Orlando Ríos warns of this vulnerability when he examines it in a scenario marked by the gradual increase in the number of single-person families due to migration abroad, especially of children, a phenomenon that has plunged many of those who remain on the island into depression.
Experts have assessed the influence of depressive disorders on suicidal behavior, associated with factors such as psychological functioning and personality factors (low self-esteem, hopelessness) and the presence of psychiatric pathologies and family conditions (divorce from parents, pressure from parents on children).
The relationship includes socio-demographic, biological (terminal illnesses, somatic deformities and amputations) and social reasons: poor support and acceptance of peers, school problems, interpersonal losses, alcoholism…
Several national studies refer to the incidence of disadvantageous economic conditions in interaction with other causes, a criterion supported by the increase shown by the suicide rate in the most dramatic years of the special period in Cuba.

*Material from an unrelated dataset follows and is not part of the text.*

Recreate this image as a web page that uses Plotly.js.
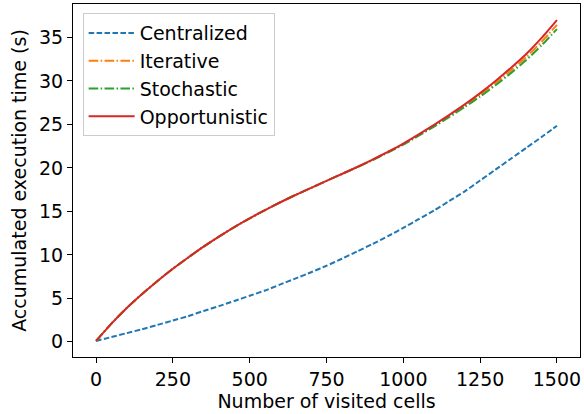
<!DOCTYPE html>
<html>
<head>
<meta charset="utf-8">
<script src="https://cdn.plot.ly/plotly-3.0.1.min.js"></script>
<style>html,body{margin:0;padding:0;background:#fff;}#chart{width:584px;height:414px;}</style>
</head>
<body>
<div id="chart"></div>
<script>
const cells = [0,50,100,150,200,250,300,350,400,450,500,550,600,650,700,750,800,850,900,950,1000,1050,1100,1150,1200,1250,1300,1350,1400,1450,1500];
const centralized = [0.1,0.55,1.0,1.45,1.95,2.45,2.95,3.55,4.1,4.7,5.3,5.9,6.6,7.3,8.0,8.75,9.55,10.4,11.25,12.15,13.1,14.1,15.1,16.2,17.3,18.55,19.8,21.05,22.3,23.55,24.85];
const iterative = [0.1,2.1,3.9,5.5,7.0,8.4,9.7,10.95,12.1,13.2,14.2,15.15,16.05,16.9,17.7,18.5,19.3,20.1,20.95,21.83,22.75,23.78,24.85,25.98,27.15,28.4,29.75,31.2,32.75,34.5,36.45];
const stochastic = [0.1,2.1,3.9,5.5,7.0,8.4,9.7,10.95,12.1,13.2,14.2,15.15,16.05,16.9,17.7,18.5,19.3,20.08,20.9,21.77,22.68,23.7,24.75,25.85,27.0,28.2,29.5,30.9,32.4,34.1,35.95];
const opportunistic = [0.1,2.1,3.9,5.5,7.0,8.4,9.7,10.95,12.1,13.2,14.2,15.15,16.05,16.9,17.7,18.5,19.3,20.1,20.95,21.85,22.8,23.85,24.95,26.1,27.3,28.6,30.0,31.5,33.1,34.95,37.0];
const names = ["Centralized","Iterative","Stochastic","Opportunistic"];
const xTicks = [0,250,500,750,1000,1250,1500];
const yTicks = [0,5,10,15,20,25,30,35];

const FONT = "DejaVu Sans, sans-serif";
const series = [centralized, iterative, stochastic, opportunistic];
const colors = ["#1f77b4","#ff7f0e","#2ca02c","#d62728"];
const dashes = ["5.55px,2.4px","9.6px,2.4px,1.5px,2.4px","9.6px,2.4px,1.5px,2.4px","solid"];

const traces = series.map((ys,i)=>({
  x: cells, y: ys, name: names[i], type: "scatter", mode: "lines",
  line: {color: colors[i], width: 2, dash: dashes[i], shape: "spline", smoothing: 0.5}
}));

const axisCommon = {
  showgrid: false, zeroline: false, showline: true, mirror: true,
  linecolor: "#000", linewidth: 1, ticks: "outside", ticklen: 5, tickwidth: 1, tickcolor: "#000",
  tickfont: {family: FONT, size: 19, color: "#000"}
};

const layout = {
  width: 584, height: 414,
  margin: {l: 73, r: 4, t: 4, b: 57},
  paper_bgcolor: "#fff", plot_bgcolor: "#fff",
  font: {family: FONT, color: "#000"},
  showlegend: true,
  xaxis: Object.assign({}, axisCommon, {
    range: [-75, 1575], tickvals: xTicks, ticktext: xTicks.map(String),
    title: {text: "Number of visited cells", font: {family: FONT, size: 19, color: "#000"}, standoff: 3}
  }),
  yaxis: Object.assign({}, axisCommon, {
    range: [-1.745, 38.845], tickvals: yTicks, ticktext: yTicks.map(String),
    title: {text: "Accumulated execution time (s)", font: {family: FONT, size: 19, color: "#000"}, standoff: 7}
  }),
  legend: {
    x: 0.019, y: 0.974, xanchor: "left", yanchor: "top",
    bgcolor: "rgba(255,255,255,0.8)", bordercolor: "#cccccc", borderwidth: 1,
    font: {family: FONT, size: 19, color: "#000"},
    itemwidth: 46
  }
};

Plotly.newPlot("chart", traces, layout, {displayModeBar: false, staticPlot: true});
</script>
</body>
</html>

Prior to this, in 1989, the Cuban State implemented the National Program for the Prevention of Suicidal Behavior, a reference in the world, but not executed with similar quality in the different areas of health in the country, according to the research consulted.
This program gives primary care a leading role in the identification of individuals at risk, as noted by this reporter at the Family Physician’s Office No. 20, from Polyclinic 2, in Cabaiguán; but it can be improved in other units of this type in the same territory.
In order for the program to leave the role and be corporated, there are Technical Advisory Commissions from the national to the municipal level, in charge of systematically evaluating manifestations of suicidal behavior, followinf-up of detected cases, intervention of the Mental Health teams and training, without forgetting the certainty of Martí: “It is a crime not to oppose all possible obstacles to death”.
The WHO insists that prevention transcends the borders of health systems and its approach must be multifactorial, with a focus on causes, in order to mourn death. At the same time, it warns of the consequences of suicide: the loss of human beings, family trauma and economic costs.
These expenses include the three operations that Elena underwent at the Camilo Cienfuegos Provincial General Hospital during her two months of admission. Only a miracle saved her life after she threw herself into the void that night. Only the skill of the specialists gave back the freshness to my friend’s new face.